Опять-таки, какое-то время по умолчанию предполагалось, что бывшие противники будут так рады превращению СССР в группу стран, играющих по правилам, что помогут, чем могут. И воцарятся в мире согласие и гармония. И исчезнет вероятность войн. А на обломках самовластья напишут имена… в общем, даже и не важно, чьи имена на них напишут. Но будет хорошо. Оно и стало. Преимущественно тем, кто стал властью. Поскольку выяснилось, что демократия никакой справедливости не предполагает. Порядка и процветания тоже.
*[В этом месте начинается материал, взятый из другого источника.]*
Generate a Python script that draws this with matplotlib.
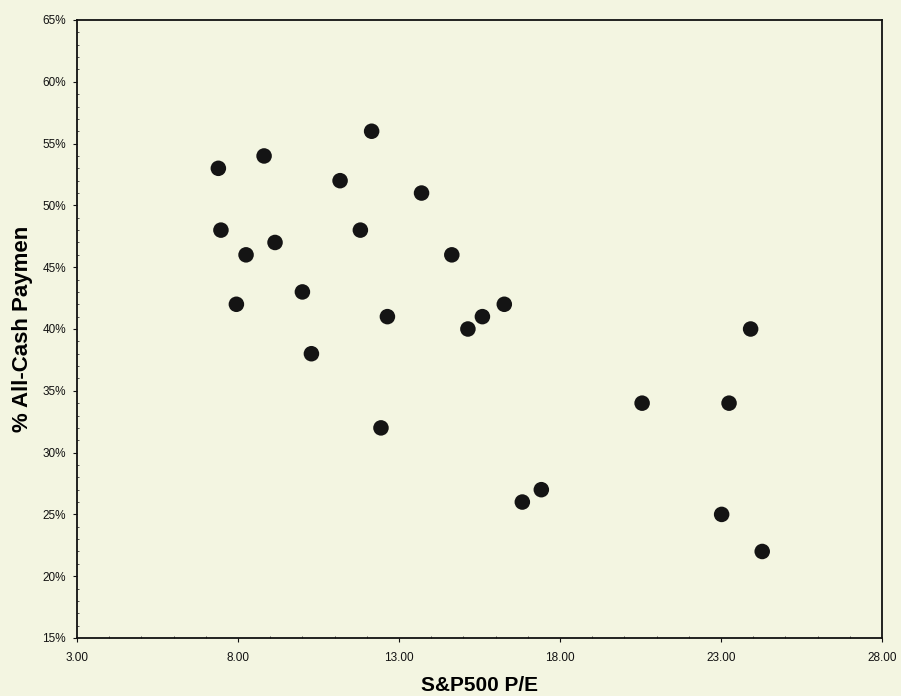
import matplotlib
matplotlib.use('Agg')
import matplotlib.pyplot as plt
from matplotlib.ticker import FuncFormatter, MultipleLocator

# S&P500 P/E vs share of all-cash payments
pe_ratio = [12.15, 8.81, 7.39, 11.17, 13.70, 7.47, 11.80, 9.15, 8.25, 14.64,
            10.00, 7.95, 16.27, 12.64, 15.59, 15.14, 10.28, 12.44, 17.42, 16.83,
            23.92, 20.55, 23.25, 23.02, 24.28]
cash_pct = [56, 54, 53, 52, 51, 48, 48, 47, 46, 46,
            43, 42, 42, 41, 41, 40, 38, 32, 27, 26,
            40, 34, 34, 25, 22]

x_ticks = [3, 8, 13, 18, 23, 28]
y_ticks = [15, 20, 25, 30, 35, 40, 45, 50, 55, 60, 65]

bg = '#f3f5e1'
plt.rcParams['font.family'] = ['Liberation Sans', 'DejaVu Sans']

fig = plt.figure(figsize=(9.01, 6.96), dpi=100, facecolor=bg)
ax = fig.add_axes([77/901, 58/696, 805/901, 618/696])
ax.set_facecolor(bg)

ax.scatter(pe_ratio, cash_pct, s=125, color='#141414', edgecolors='none', zorder=3)

ax.set_xlim(3, 28)
ax.set_ylim(15, 65)
ax.set_xticks(x_ticks)
ax.set_yticks(y_ticks)
ax.xaxis.set_minor_locator(MultipleLocator(1))
ax.yaxis.set_minor_locator(MultipleLocator(1))
ax.xaxis.set_major_formatter(FuncFormatter(lambda v, p: '%.2f' % v))
ax.yaxis.set_major_formatter(FuncFormatter(lambda v, p: '%d%%' % v))

ax.tick_params(axis='both', which='major', direction='out', length=3, width=0.8,
               labelsize=8.5, pad=5, colors='#111111')
ax.tick_params(axis='x', which='major', pad=7)
ax.tick_params(axis='both', which='minor', direction='in', length=1.5, width=0.6, colors='#333333')

for sp in ax.spines.values():
    sp.set_linewidth(1.3)
    sp.set_color('#111111')

ax.set_xlabel('S&P500 P/E', fontsize=15, fontweight='bold', labelpad=8.5)
ax.set_ylabel('% All-Cash Paymen', fontsize=16, fontweight='bold', labelpad=7)

fig.savefig('out.png', dpi=100, facecolor=bg)
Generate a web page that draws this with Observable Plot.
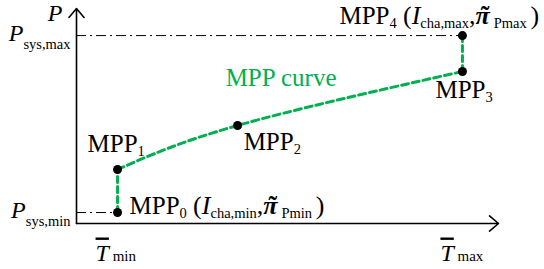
<!DOCTYPE html>
<html><head><meta charset="utf-8">
<script src="https://cdn.jsdelivr.net/npm/d3@7"></script>
<script src="https://cdn.jsdelivr.net/npm/@observablehq/plot@0.6"></script>
<style>html,body{margin:0;padding:0;background:#fff}
svg text, svg tspan{font-family:"Liberation Serif","Times New Roman",serif !important}</style>
</head><body><div id="chart"></div>
<script>
// Operating points (T in arbitrary units, P in % of axis)
const mppNames = ["MPP0", "MPP1", "MPP2", "MPP3", "MPP4"];
const mppT = [1.07, 1.07, 4.2, 10.06, 10.06];
const mppP = [5.1, 25.1, 45.6, 70.7, 87.4];
// label markup: [styles|text]  i=italic b=bold s=subscript S=deep subscript L=large m=small o=overline t=tilde accent
const mppLabels = [
  "MPP[s|0] [L|(][Li|I][s|cha,min][L|,][Lbit|π][s|Pmin ][L|)]",
  "MPP[s|1]",
  "MPP[s|2]",
  "MPP[s|3]",
  "MPP[s|4] [L|(][Li|I][s|cha,max][L|,][Lbit|π][s|Pmax ][L|)]"
];
const yAxisTitle = "[i|P]";
const yTickLabels = ["[i|P][S|sys,min]", "[i|P][S|sys,max]"];
const xTickLabels = ["[io|T][m| min]", "[io|T][m| max]"];
const curveLabel = "MPP curve";

const pts = mppNames.map((n, i) => ({name: n, T: mppT[i], P: mppP[i], label: mppLabels[i]}));
const green = "#00b050";
const font = "Liberation Serif, Times New Roman, serif";

const axes = [
  {x1: 0, y1: 0, x2: 11, y2: 0},
  {x1: 0, y1: 0, x2: 0, y2: 100}
];
const refLines = [
  {T: pts[0].T, P: pts[0].P, label: yTickLabels[0]},
  {T: pts[4].T, P: pts[4].P, label: yTickLabels[1]}
];
const xTicks = [
  {T: pts[0].T, label: xTickLabels[0]},
  {T: pts[4].T, label: xTickLabels[1]}
];

const txt = (data, opts) => Plot.text(data, Object.assign({
  x: "T", y: "P", text: "label", textAnchor: "start", lineAnchor: "bottom",
  fontSize: 25, fontFamily: font, fill: "black"
}, opts));

const chart = Plot.plot({
  width: 544, height: 269,
  marginLeft: 76, marginRight: 46, marginTop: 8, marginBottom: 46,
  x: {domain: [0, 11], axis: null},
  y: {domain: [0, 100], axis: null},
  style: {fontFamily: font, background: "white", overflow: "visible"},
  marks: [
    Plot.ruleY(refLines, {y: "P", x1: d => 0, x2: "T", stroke: "black", strokeWidth: 1, strokeDasharray: "10,4,2,4"}),
    Plot.line([pts[0], pts[1]], {x: "T", y: "P", stroke: green, strokeWidth: 3, strokeDasharray: "6,4"}),
    Plot.line([pts[3], pts[4]], {x: "T", y: "P", stroke: green, strokeWidth: 3, strokeDasharray: "6,4"}),
    Plot.line([pts[1], pts[2], pts[3]], {x: "T", y: "P", curve: "natural", stroke: green, strokeWidth: 3, strokeDasharray: "7,4"}),
    Plot.arrow(axes, {x1: "x1", y1: "y1", x2: "x2", y2: "y2", stroke: "black", strokeWidth: 1.6, headAngle: 80, headLength: 11, inset: 0}),
    Plot.dot(pts, {x: "T", y: "P", r: 4.5, fill: "black"}),
    // labels
    txt([pts[0]], {dx: 12, dy: 1}),
    txt([pts[1]], {dx: -30, dy: -18}),
    txt([pts[2]], {dx: 6, dy: 25}),
    txt([pts[3]], {dx: -27, dy: 27}),
    txt([pts[4]], {dx: -123, dy: -11.5}),
    txt([pts[2]], {text: d => curveLabel, dx: -12, dy: -39, fill: green}),
    txt([{T: 0, P: 100}], {text: d => yAxisTitle, textAnchor: "end", dx: -14, dy: 12, fontSize: 24}),
    txt(refLines, {x: d => 0, textAnchor: "end", dx: -6, dy: 5, fontSize: 24}),
    txt(xTicks, {y: d => 0, dx: -22, dy: 37, fontSize: 24})
  ]
});
document.getElementById("chart").appendChild(chart);

// Convert label markup to SVG tspans
const NS = "http://www.w3.org/2000/svg";
const re = /\[([a-zA-Z]*)\|([^\]]*)\]|([^\[]+)/g;
const LARGE = 26;
chart.querySelectorAll("text").forEach(t => {
  const s = t.textContent;
  if (!s.includes("[")) return;
  t.textContent = "";
  let shift = 0, pendingDx = 0, m;
  re.lastIndex = 0;
  while ((m = re.exec(s))) {
    const st = m[1] !== undefined ? m[1] : "";
    const str = m[1] !== undefined ? m[2] : m[3];
    const ts = document.createElementNS(NS, "tspan");
    ts.textContent = str;
    let target = 0;
    if (st.includes("i")) ts.setAttribute("font-style", "italic");
    if (st.includes("b")) ts.setAttribute("font-weight", "bold");
    if (st.includes("L")) ts.setAttribute("font-size", LARGE);
    if (st.includes("s")) { ts.setAttribute("font-size", 14.5); target = 4; }
    if (st.includes("S")) { ts.setAttribute("font-size", 14.5); target = 8; }
    if (st.includes("m")) ts.setAttribute("font-size", 15);
    if (st.includes("o")) ts.setAttribute("text-decoration", "overline");
    if (target !== shift) { ts.setAttribute("dy", target - shift); shift = target; }
    if (pendingDx) { ts.setAttribute("dx", pendingDx); pendingDx = 0; }
    t.appendChild(ts);
    if (st.includes("t")) {
      const wp = ts.getComputedTextLength();
      const tl = document.createElementNS(NS, "tspan");
      tl.textContent = "˜";
      tl.setAttribute("font-weight", "bold");
      tl.setAttribute("font-size", LARGE);
      t.appendChild(tl);
      const wt = tl.getComputedTextLength();
      const sk = 2.5;
      tl.setAttribute("dx", -(wp + wt) / 2 + sk);
      pendingDx = wp / 2 - wt / 2 - sk + 4;
    }
  }
});
</script>
</body></html>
А с налаживанием новой управленческой системы, когда беспредела стало меньше и финансовые потоки пошли через государственную кассу, оказалось, что главное, кто на кассе сидит и куда эти потоки направляет. Тут бухгалтеры, скромно называющие себя финансистами и экономистами, главными и стали. Ну и ещё юристы. Потому что законы надо подкладывать куда надо, чтобы народ не серчал. Это власти понимают. То есть ограбят до нитки, но по закону. Оно и окружающим приятно. И страха нет. Хотя противно.